** BEGIN Provided material **
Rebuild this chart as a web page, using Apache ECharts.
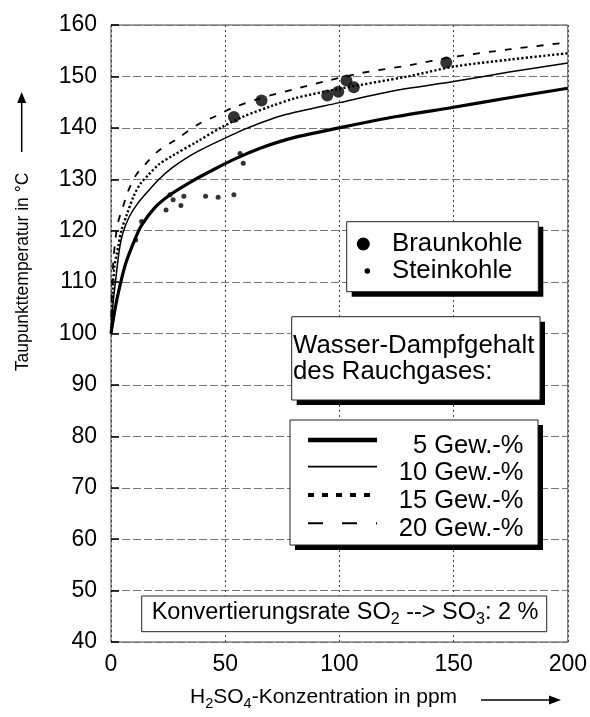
<!DOCTYPE html>
<html><head><meta charset="utf-8">
<script src="https://cdn.jsdelivr.net/npm/echarts@6/dist/echarts.min.js"></script>
<style>html,body{margin:0;padding:0;background:#fff}#c{width:590px;height:717px}</style>
</head><body><div id="c"></div>
<script>
// Axis ranges
const xMin = 0, xMax = 200, xStep = 50;
const yMin = 40, yMax = 160, yStep = 10;

// Curves: dew point vs H2SO4 concentration for water vapour contents
const c5x  = [0, 2.2, 4.5, 6.5, 10.2, 13.2, 19, 25.6, 35, 45, 55, 65, 80, 100, 125, 150, 175, 200];
const c5y  = [100, 105.8, 110.4, 113.7, 118, 120.9, 124.4, 126.9, 129.5, 131.9, 134.1, 136, 138.1, 140, 142.2, 144, 145.9, 147.7];
const c10x = [0, 0.7, 2.2, 3.6, 5.1, 8, 11.7, 16.1, 21, 27, 34, 41, 50, 60, 75, 100, 125, 150, 175, 200];
const c10y = [100, 105, 111, 116.1, 119.4, 122.7, 125.3, 127.6, 130, 132.3, 134.4, 136.1, 138, 140, 142.4, 144.9, 147.3, 149, 150.9, 152.6];
const c15x = [0, 0.3, 0.8, 1.5, 2.5, 3.2, 4.5, 7, 10, 13, 16.5, 21, 27, 38, 48, 58, 70, 81, 100, 130, 150, 175, 200];
const c15y = [100, 102, 108.5, 113, 115.5, 117, 120, 123.2, 126.8, 129.2, 130.9, 132.9, 134.6, 137.4, 140, 142.2, 144.2, 145.8, 147.6, 150, 151.9, 153.3, 154.5];
const c20x = [0, 0.4, 1, 2, 3, 5.1, 7.4, 11.1, 15.4, 20.4, 28, 39, 45.5, 52.8, 65, 80, 96, 110, 131, 150, 175, 200];
const c20y = [100, 108, 114, 118.5, 121.5, 124.4, 127.6, 130.9, 133.1, 135.4, 137.6, 140.9, 142.2, 143.8, 145.7, 147.5, 149.3, 150.7, 152.2, 153.8, 155.3, 156.6];

// Measured points
const braunX = [53.8, 65.9, 94.7, 99.5, 103.1, 106.3, 146.8];
const braunY = [142.1, 145.3, 146.3, 147.0, 149.2, 147.9, 152.7];
const steinX = [10.8, 13.4, 24.1, 25.8, 27.2, 30.6, 31.9, 41.4, 46.9, 53.8, 56.5, 57.9];
const steinY = [118.2, 121.8, 124.0, 127.0, 126.0, 124.9, 126.7, 126.7, 126.5, 127.0, 135.0, 133.1];

const curveNames = ['5 Gew.-%', '10 Gew.-%', '15 Gew.-%', '20 Gew.-%'];
const pointNames = ['Braunkohle', 'Steinkohle'];

const FONT = '"Liberation Sans", Arial, Helvetica, sans-serif';
const zip = (xs, ys) => xs.map((x, i) => [x, ys[i]]);

const curveStyles = [
  {width: 3.2, type: 'solid'},
  {width: 1.5, type: 'solid'},
  {width: 2.4, type: [2.2, 2.2]},
  {width: 1.8, type: [7, 9]}
];
const curveData = [zip(c5x, c5y), zip(c10x, c10y), zip(c15x, c15y), zip(c20x, c20y)];

const series = curveData.map((d, i) => ({
  name: curveNames[i], type: 'line', data: d, showSymbol: false,
  smooth: 0.3, z: 3,
  lineStyle: {color: '#000', width: curveStyles[i].width, type: curveStyles[i].type}
}));
series.push({name: pointNames[0], type: 'scatter', data: zip(braunX, braunY), symbolSize: 12, itemStyle: {color: '#000'}, z: 5});
series.push({name: pointNames[1], type: 'scatter', data: zip(steinX, steinY), symbolSize: 5, itemStyle: {color: '#000'}, z: 5});

function box(x, y, w, h, shadow) {
  const els = [];
  if (shadow) els.push({type: 'rect', z: 100, shape: {x: x + 5, y: y + 5, width: w, height: h}, style: {fill: '#000'}});
  els.push({type: 'rect', z: 101, shape: {x: x, y: y, width: w, height: h}, style: {fill: '#fff', stroke: '#222', lineWidth: 1}});
  return els;
}
function txt(x, y, text, size, align, extra) {
  return {type: 'text', z: 102, x: x, y: y,
    style: Object.assign({text: text, x: 0, y: 0, fill: '#000', fontSize: size, fontFamily: FONT,
      align: align || 'left', verticalAlign: 'middle', textAlign: align || 'left', textVerticalAlign: 'middle'}, extra || {})};
}

const graphics = [];
// legend 1: point types
graphics.push(...box(346.7, 221.7, 191.6, 70, true));
graphics.push({type: 'circle', z: 102, shape: {cx: 363.3, cy: 244, r: 6.5}, style: {fill: '#000'}});
graphics.push({type: 'circle', z: 102, shape: {cx: 367.3, cy: 271, r: 2.8}, style: {fill: '#000'}});
graphics.push(txt(392, 243.5, pointNames[0], 25.8));
graphics.push(txt(392, 270.5, pointNames[1], 25.8));
// legend 2: heading
graphics.push(...box(291.7, 316.7, 248.3, 83.3, true));
graphics.push(txt(293, 346, 'Wasser-Dampfgehalt', 25.8));
graphics.push(txt(293, 371.5, 'des Rauchgases:', 25.8));
// legend 3: curve styles
graphics.push(...box(290, 420, 248, 125, true));
const legLineY = [440, 466.7, 495, 523.3];
const legDash = [null, null, [6, 8], [15, 19]];
const legWidth = [4.5, 1.8, 4, 2];
curveNames.forEach((n, i) => {
  graphics.push({type: 'line', z: 102, shape: {x1: 308, y1: legLineY[i], x2: 377, y2: legLineY[i]},
    style: {stroke: '#000', lineWidth: legWidth[i], lineDash: legDash[i]}});
  graphics.push(txt(523.5, legLineY[i] + 6, n, 25.5, 'right'));
});
// conversion rate box
graphics.push(...box(141.7, 596, 405, 35.7, false));
graphics.push(txt(151.7, 613.5, '{a|Konvertierungsrate SO}{s|2}{a| --> SO}{s|3}{a|: 2 %}', 23.5, 'left', {
  rich: {
    a: {fontSize: 23.5, fontFamily: FONT, lineHeight: 28, verticalAlign: 'bottom', fill: '#000', padding: [0, 0, 3, 0]},
    s: {fontSize: 16, fontFamily: FONT, lineHeight: 15, verticalAlign: 'bottom', fill: '#000'}
  }
}));
// x axis title and arrow
graphics.push(txt(190, 698, '{a|H}{s|2}{a|SO}{s|4}{a|-Konzentration in ppm}', 21, 'left', {
  rich: {
    a: {fontSize: 21, fontFamily: FONT, lineHeight: 26, verticalAlign: 'bottom', fill: '#000', padding: [0, 0, 3, 0]},
    s: {fontSize: 14.5, fontFamily: FONT, lineHeight: 13, verticalAlign: 'bottom', fill: '#000'}
  }
}));
graphics.push({type: 'line', z: 102, shape: {x1: 481, y1: 700, x2: 552, y2: 700}, style: {stroke: '#000', lineWidth: 1.6}});
graphics.push({type: 'polygon', z: 102, shape: {points: [[561, 700], [549, 695.5], [549, 704.5]]}, style: {fill: '#000'}});
// y axis title and arrow
const yTitle = txt(23.5, 272, 'Taupunkttemperatur in °C', 17.5, 'center');
yTitle.rotation = Math.PI / 2;
graphics.push(yTitle);
graphics.push({type: 'line', z: 102, shape: {x1: 21.7, y1: 152, x2: 21.7, y2: 101}, style: {stroke: '#000', lineWidth: 1.5}});
graphics.push({type: 'polygon', z: 102, shape: {points: [[21.7, 92], [17.2, 103], [26.2, 103]]}, style: {fill: '#000'}});

const option = {
  backgroundColor: '#fff',
  animation: false,
  textStyle: {fontFamily: FONT},
  grid: {left: 111, right: 22, top: 25, bottom: 75, show: true, borderColor: '#444', borderWidth: 1},
  xAxis: {
    type: 'value', min: xMin, max: xMax, interval: xStep,
    axisLine: {show: false}, axisTick: {show: false},
    axisLabel: {fontSize: 23, color: '#000', margin: 11, fontFamily: FONT},
    splitLine: {show: true, lineStyle: {color: '#444', width: 1, type: [2, 3]}}
  },
  yAxis: {
    type: 'value', min: yMin, max: yMax, interval: yStep,
    axisLine: {show: false},
    axisTick: {show: true, inside: true, length: 8, lineStyle: {color: '#000', width: 1.5}},
    axisLabel: {fontSize: 23, color: '#000', margin: 14, fontFamily: FONT},
    splitLine: {show: true, lineStyle: {color: '#777', width: 1, type: [8, 3]}}
  },
  series: series,
  graphic: graphics
};
echarts.init(document.getElementById('c')).setOption(option);
</script>
</body></html>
** END Provided material **
Pictures stay out. Repeat only the lines from the beginning of the data through the line that has "const zip = (xs, ys)".

• Exercise solution:
Rebuild this chart as a web page, using Apache ECharts.
<!DOCTYPE html>
<html><head><meta charset="utf-8">
<script src="https://cdn.jsdelivr.net/npm/echarts@6/dist/echarts.min.js"></script>
<style>html,body{margin:0;padding:0;background:#fff}#c{width:590px;height:717px}</style>
</head><body><div id="c"></div>
<script>
// Axis ranges
const xMin = 0, xMax = 200, xStep = 50;
const yMin = 40, yMax = 160, yStep = 10;

// Curves: dew point vs H2SO4 concentration for water vapour contents
const c5x  = [0, 2.2, 4.5, 6.5, 10.2, 13.2, 19, 25.6, 35, 45, 55, 65, 80, 100, 125, 150, 175, 200];
const c5y  = [100, 105.8, 110.4, 113.7, 118, 120.9, 124.4, 126.9, 129.5, 131.9, 134.1, 136, 138.1, 140, 142.2, 144, 145.9, 147.7];
const c10x = [0, 0.7, 2.2, 3.6, 5.1, 8, 11.7, 16.1, 21, 27, 34, 41, 50, 60, 75, 100, 125, 150, 175, 200];
const c10y = [100, 105, 111, 116.1, 119.4, 122.7, 125.3, 127.6, 130, 132.3, 134.4, 136.1, 138, 140, 142.4, 144.9, 147.3, 149, 150.9, 152.6];
const c15x = [0, 0.3, 0.8, 1.5, 2.5, 3.2, 4.5, 7, 10, 13, 16.5, 21, 27, 38, 48, 58, 70, 81, 100, 130, 150, 175, 200];
const c15y = [100, 102, 108.5, 113, 115.5, 117, 120, 123.2, 126.8, 129.2, 130.9, 132.9, 134.6, 137.4, 140, 142.2, 144.2, 145.8, 147.6, 150, 151.9, 153.3, 154.5];
const c20x = [0, 0.4, 1, 2, 3, 5.1, 7.4, 11.1, 15.4, 20.4, 28, 39, 45.5, 52.8, 65, 80, 96, 110, 131, 150, 175, 200];
const c20y = [100, 108, 114, 118.5, 121.5, 124.4, 127.6, 130.9, 133.1, 135.4, 137.6, 140.9, 142.2, 143.8, 145.7, 147.5, 149.3, 150.7, 152.2, 153.8, 155.3, 156.6];

// Measured points
const braunX = [53.8, 65.9, 94.7, 99.5, 103.1, 106.3, 146.8];
const braunY = [142.1, 145.3, 146.3, 147.0, 149.2, 147.9, 152.7];
const steinX = [10.8, 13.4, 24.1, 25.8, 27.2, 30.6, 31.9, 41.4, 46.9, 53.8, 56.5, 57.9];
const steinY = [118.2, 121.8, 124.0, 127.0, 126.0, 124.9, 126.7, 126.7, 126.5, 127.0, 135.0, 133.1];

const curveNames = ['5 Gew.-%', '10 Gew.-%', '15 Gew.-%', '20 Gew.-%'];
const pointNames = ['Braunkohle', 'Steinkohle'];

const FONT = '"Liberation Sans", Arial, Helvetica, sans-serif';
const zip = (xs, ys) => xs.map((x, i) => [x, ys[i]]);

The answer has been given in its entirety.